Alors qu’un désordre chaotique régnait dans le monde, suite à la décision gouvernementale de restreindre nos libertés grâce à un confinement commencé un mois auparavant dans le cadre de l’épidémie du Covid 19. Dans un premier temps, j’ai souhaité exprimer une colère mal définie, dans un contexte émotionnel peu maîtrisé.
J’ai utilisé des seringues afin de projeter de la couleur rouge sur la toile. de manière aléatoire. Ainsi, sont apparues des couleurs et des taches, que j’ai laissé mûrir plusieurs jours, avant de les exploiter. J’ai continué de nourrir cette confusion de matière avec des empreintes réalisées avec un couteau (coquillage) et la panière verte d’un pot à cornichons.
A partir de ces traces, j’ai imaginé la possibilité d’humaniser le Covid 19 sous une forme masculine, je lui ai donné un visage avec de l’ocre jaune utilisant les rainures graphiques du rouge.
De sa présence, est née celle de Salus, personnification de la santé, de la prospérité et du bien-être public. Cette divinité romaine sans légende, était associée à la déesse hellenique Hygie (la santé), fille d’Asclépios (dieu de la médecine) et de Lampétie. Salus était représentée sous la figure d’une jeune personne accompagnée d’un serpent, attribut du monde infernal. Elle était invoquée par les malades et l’état romain lorsque de graves circonstances l’exigeaient.
Je l’ai dessiné au fusain avec son attribut, et l’idée de trouver une corrélation entre sa chevelure et le serpent, dont la tête semble sortir de la bouche ouverte du roi Covid. J’ai travaillé le fond et la forme en alternance en exploitant une palette de couleurs et de glacis, des ocres aux gris colorés, en passant par les rouges, les bleus, le brou de noix, le blanc et le noir ; dans une recherche permanente du volume, du contraste, de l’ombre et de la lumière.
Au fur et à mesure que les personnages prenaient vie, j’ai songé à faire naître un coquelicot, imaginé comme un symbole de liberté, dont certains pétales sont éparpillés.
A l’instar du roi Covid, Salus n’a qu’un œil visible ; le second se cache derrière la fleur, apparue tardivement dans la conception de sa figure. Le serpent occupe une place importante. 11 a nécessité une attention particulière, notamment dans la réalisation de certains détails, conçus selon de nombreux repentirs.

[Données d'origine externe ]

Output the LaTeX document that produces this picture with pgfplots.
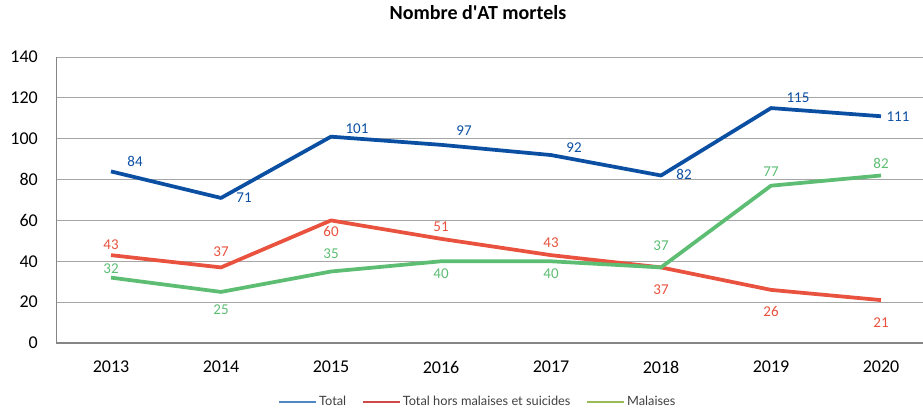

Peu à peu, j’ai cherché à trouver un équilibre entre les formes et le fond, que j’ai progressivement modifié en fonction des personnages, de manière à former un ensemble de lignes et de couleurs qui s’imbriquent les unes dans les autres, se confondent et se répondent. J’ai souhaité relier Salus et le roi Covid par un seul trait d’union entre l’œil de chacun. Ainsi, la mort, souvent mise à distance, rejoint la vie à laquelle elle est censée appartenir.
J’ai achevé cette création le 18 juillet 2020, alors que le confinement est derrière nous mais que le port du masque est devenu obligatoire depuis le 20 juillet, pour une durée incertaine.